Unsurprisingly, the Iranian regime’s officials consider that interpretation illegitimate, to the extent that leading clerics have declared the PMOI and other democratic entities guilty of apostasy and “enmity against God.” In fact, in the fatwa underlying the 1988 massacre, then-Supreme Leader Ruhollah Khomeini referred to the PMOI directly and stated that they “do not believe in Islam and their statements are rooted in deception and hypocrisy.” For this reason and because of alleged ties to the regime’s “enemies” in the region and in the Western world, the fatwa decreed that “those who are in prison throughout the country and remain steadfast in their support for the [PMOI] are waging war on God and are condemned to execution.”

The regime officials have continued defending and justifying the resulting massacre for more than 30 years, sometimes referring to the execution of PMOI members as in instance of obeying “God’s command.” In recent years, that sentiment was even expressed by Ebrahim Raisi who would go on, just last month, to become the new president of the mullahs’ regime.

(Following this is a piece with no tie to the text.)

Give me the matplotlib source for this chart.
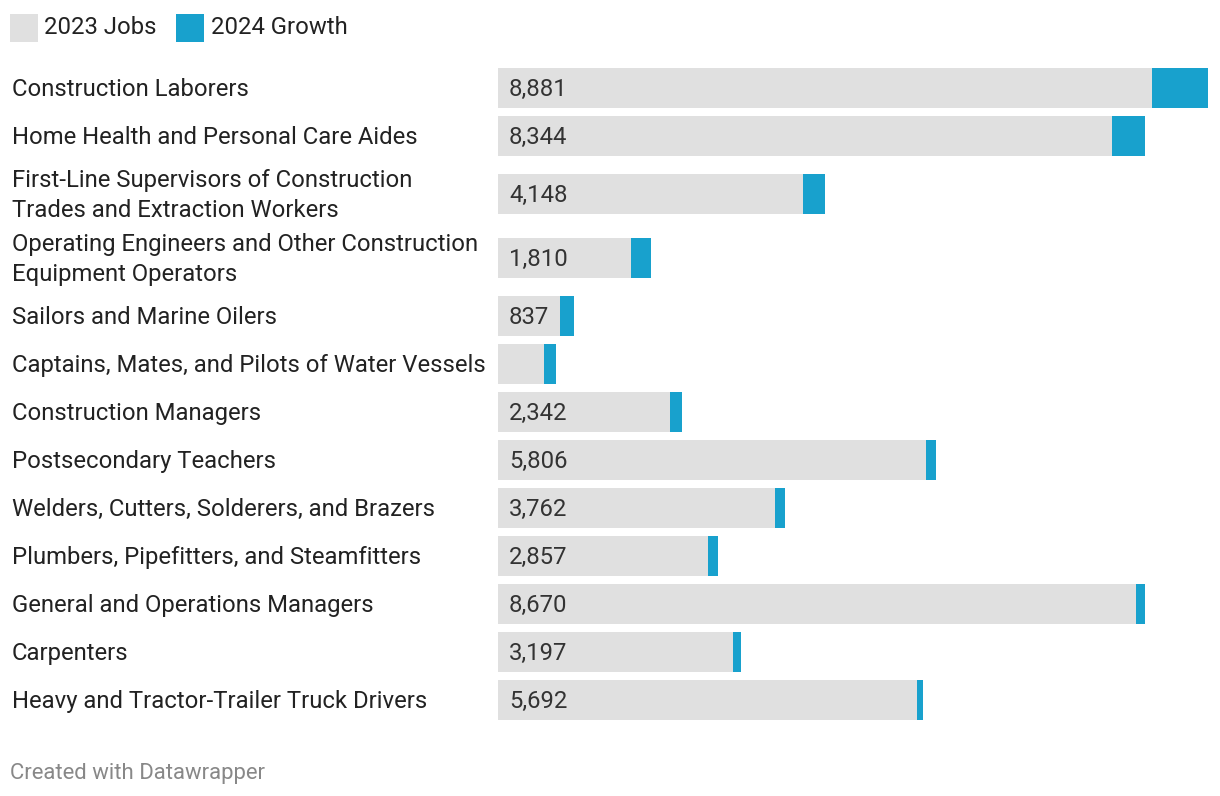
import matplotlib.pyplot as plt
from matplotlib.patches import Rectangle

plt.rcParams['font.family'] = ['Roboto', 'DejaVu Sans']

occupations = [
    "Construction Laborers",
    "Home Health and Personal Care Aides",
    "First-Line Supervisors of Construction\nTrades and Extraction Workers",
    "Operating Engineers and Other Construction\nEquipment Operators",
    "Sailors and Marine Oilers",
    "Captains, Mates, and Pilots of Water Vessels",
    "Construction Managers",
    "Postsecondary Teachers",
    "Welders, Cutters, Solderers, and Brazers",
    "Plumbers, Pipefitters, and Steamfitters",
    "General and Operations Managers",
    "Carpenters",
    "Heavy and Tractor-Trailer Truck Drivers",
]
jobs_2023 = [8881, 8344, 4148, 1810, 837, 625, 2342, 5806, 3762, 2857, 8670, 3197, 5692]
growth_2024 = [760, 435, 299, 272, 190, 163, 163, 136, 136, 136, 109, 109, 81]
# the chart shows no number on the smallest bar
show_label = [True, True, True, True, True, False, True, True, True, True, True, True, True]

GREY = "#e0e0e0"
BLUE = "#18a1cd"
TEXT = "#222222"
FS = 17.2

W, H = 1220, 796
fig = plt.figure(figsize=(W / 100, H / 100), dpi=100)

# row centres in pixels (two-line labels get taller rows)
row_y = []
y = 88
for i, name in enumerate(occupations):
    if i > 0:
        prev2 = "\n" in occupations[i - 1]
        cur2 = "\n" in name
        y += 48 + (10 if prev2 else 0) + (10 if cur2 else 0) - (4 if prev2 and cur2 else 0)
    row_y.append(y)

bar_left, bar_right = 498, 1208
xmax = jobs_2023[0] + growth_2024[0]
ax = fig.add_axes([bar_left / W, 0, (bar_right - bar_left) / W, 1])
ax.set_xlim(0, xmax)
ax.set_ylim(H, 0)
ax.axis("off")

ax.barh(row_y, jobs_2023, height=40, color=GREY, linewidth=0)
ax.barh(row_y, growth_2024, left=jobs_2023, height=40, color=BLUE, linewidth=0)

for yc, v, s in zip(row_y, jobs_2023, show_label):
    if s:
        ax.text(xmax * 11 / (bar_right - bar_left), yc + 1.5, f"{v:,}", va="center", ha="left",
                fontsize=FS, color="#333333")

for yc, name in zip(row_y, occupations):
    fig.text(12 / W, 1 - (yc + 1.5) / H, name, va="center", ha="left", fontsize=FS,
             color=TEXT, linespacing=1.4)

# legend
fig.patches.append(Rectangle((10 / W, 1 - 42 / H), 28 / W, 28 / H,
                             transform=fig.transFigure, color=GREY, linewidth=0))
fig.text(44 / W, 1 - 28 / H, "2023 Jobs", va="center", ha="left", fontsize=FS, color=TEXT)
fig.patches.append(Rectangle((176 / W, 1 - 42 / H), 28 / W, 28 / H,
                             transform=fig.transFigure, color=BLUE, linewidth=0))
fig.text(211 / W, 1 - 28 / H, "2024 Growth", va="center", ha="left", fontsize=FS, color=TEXT)

fig.text(10 / W, 1 - 774 / H, "Created with Datawrapper", va="center", ha="left",
         fontsize=15.9, color="#888888")

fig.savefig("out.png", dpi=100, facecolor="white")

Having served as deputy prosecutor for Tehran just prior to the massacre, Raisi became one of four officials who comprised the nation’s first “death commission” and thus oversaw the entire process of mass executions.

Immediately following the sham election that brought Raisi to power in June, Amnesty International Secretary General Agnès Calamard said in a statement that that outcome was a “grim reminder that impunity reigns supreme in Iran.” She also lamented that Raisi’s ascension to the presidency took place in lieu of him being “investigated for the crimes against humanity of murder, enforced disappearance and torture.” Friday’s conference established that another charge could be added to this list for Raisi as well as for other known participants in the 1988 massacre, namely the charge of genocide.

Mrs. Rajavi’s speech placed the killings in a larger context which highlighted the genocidal impulse behind them. Several other participants in the Friday conference expanded upon that notion, including legal scholars and experts in international human rights issues. They pointed to the 1948 Genocide Convention in order to make the case that that the 1988 massacre meets the criteria to be labeled as genocide because it was motivated by the desire to destroy an entire category of religious faith.

Geoffrey Robertson, a human rights barrister from the United Kingdom, also noted that the Genocide Convention establishes an obligation for all governments that have ratified it. He specifically highlighted the fact that the US ratified the document in 1988, and that even Iran did so under the government of the Shah, thereby complicating the inevitable complaints Tehran would levy against its foreign adversaries if one or more Iranian officials were made to face legal accountability for their role in the massacre.

Eric David, a Belgian scholar of international law, emphasized that any nation in good standing with the international community may lawfully pursue that accountability under the principle of universal jurisdiction. In 2019, Sweden utilized that principle to arrest Hamid Noury, a former Iranian prison official, during a visit to the country. Noury is currently standing trial in Stockholm on the charges of war crimes and mass murder, stemming from his own role in the 1988 massacre. If convicted, he will be the first person to face real consequences for Iran’s greater crime against humanity. But hopefully that case will set an example which helps to guarantee that he is not the last.

Other figures, including Iran’s current president, are known to have played a much more prominent role in the killings, meaning they potentially have the blood of all 30,000 victims on their hands. Entities like the NCRI and Amnesty International have worked to bring attention to this fact for many years, and yet the conference still lamented the fact that Western policymakers have largely turned a blind eye to the incident and have even legitimized those perpetrators who remain part of the Iranian regime.

This was certainly the case on August 5 when Ebrahim Raisi was inaugurated in a ceremony attended by a number of foreign delegations, including one from the European Union. The US, of course, has offered the Iranian regime scant international legitimacy since halting diplomatic relations during the 1979 hostage crisis. But this is not to say that Washington has never abetted European strategies that amount to appeasement. The US has certainly not taken many proactive steps to hold Iranian officials accountable for their past crimes, and unfortunately there is no immediate sign of it doing so with respect to Raisi.

On the other hand, various American policymakers and legal experts have been in attendance at NCRI conferences like the one held on August 27, often to signal longstanding support for the coalition and a long history of contributing to its Call-for-Justice movement regarding the 1988 massacre. These individuals will no doubt continue to push for the US government to label the massacre as genocide and as a crime against humanity, and to either spearhead an international investigation or undertake one on its own based on universal jurisdiction.

Furthermore, in the wake of the conference, Western politicians without much preexisting expertise in international law will now be able to apply newfound insights to their efforts at convincing their own governments that actions must be taken to hold Raisi and his co-conspirators accountable. This needs to happen quickly, before his occupancy of the nation’s second-highest office reinforces the mullahs’ regime’s impunity and emboldens the Raisi administration to oversee further crackdowns on dissent which might even begin to approach the severity of the 1988 massacre, arguably the worst crime against humanity to go entirely unpunished in the past several decades.